While many of America’s leaders have been incompetent and many an American soldier has engaged in atrocities, it was not true of everyone. The makers of these modern films, each of which is stunning and engaging in its own way, seemed to be working out their own angst or demons regarding their views of America and opinions about war, particularly the Vietnam War. But there is no mistake as to the meaning each of these films communicates: America is not a good a noble place, just look at her leaders and soldiers.
I began to think about depictions of America in war movies after The Hurt Locker—a pro-American movie—won best picture at the 2010 Academy Awards. So, on the heels of that film, and on the eve of two new releases portraying America’s involvement in war—The Green Zone, set in modern day Iraq, and the HBO miniseries, The Pacific set in World War II—here are twenty of my favorite pro-American war movies. (Here’s a caveat: I’m not a film critic, so this list isn’t necessarily a reflection of technical merits; it only represents those films I enjoy watching without having to apologize for my American heritage.)
- Patton (1970)
- She Wore a Yellow Ribbon (1949)
- Saving Private Ryan (1999)
- Glory (1989)
- The Sands of Iwo Jima (1949)
- Black Hawk Down (2001)
- The Patriot (2000)
- The Longest Day (1962)
- The Great Escape (1963; I know, this isn’t really an American film depicting American soldiers, but you have to admit Steve McQueen is the real star of the film.)
- The Dirty Dozen (1967)
- Flags of Our Fathers (2006)
- Guadalcanal Diary (1943)
- They Were Expendable (1945)
- We Were Soldiers (2002)
- The Big Red One (1980)
- Sergeant York (1941)
- The Green Berets (1968)
- Tora! Tora! Tora! (1970)
- The Sand Pebbles (1966)
- The Alamo (1960; Not a great film, I know, but I’m from Texas so I couldn’t leave it out!)

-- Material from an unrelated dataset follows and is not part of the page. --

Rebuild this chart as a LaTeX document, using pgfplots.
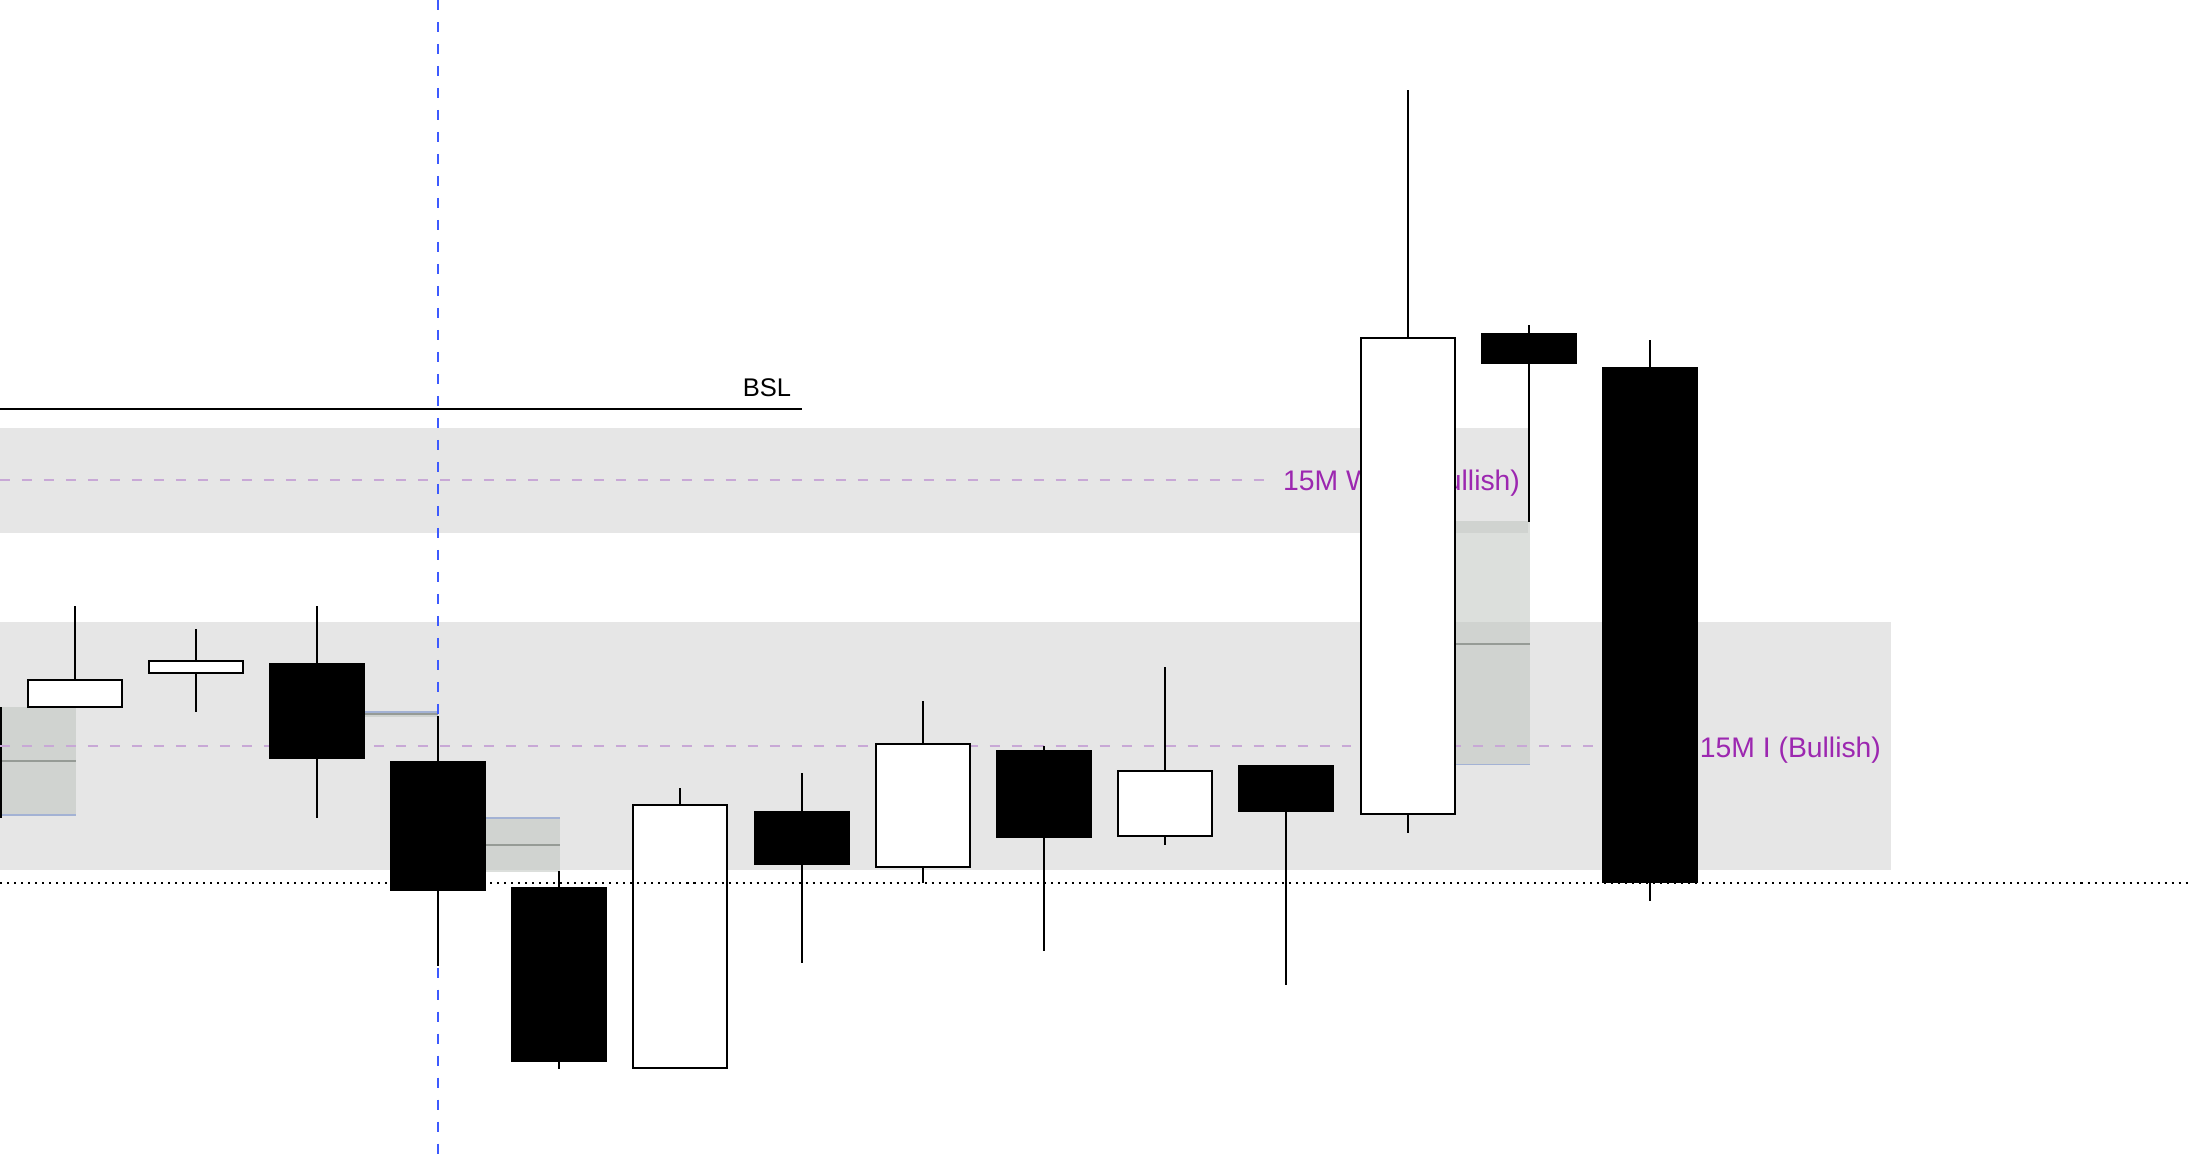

Other war films worth the time, whether portraying American service men or not, include: All Quiet on the West Front (1930), The Bridge Over the Rive Kwai (1957), The Blue Max (1966), The Deer Hunter (1978), Das Boot (1981; see the German version), Hamburger Hill (1987), Schindler’s List (1993), Enemy at the Gates (2001), and Band of Brothers (2001; the HBO miniseries from Stephen Ambrose’s book).
Do you have a favorite war movie? Let me know.
 John Stuart Mill, “The Contest in America,” Harper’s New Month Magazine, vol. 24, issue 143 (April, 1862): 683–4.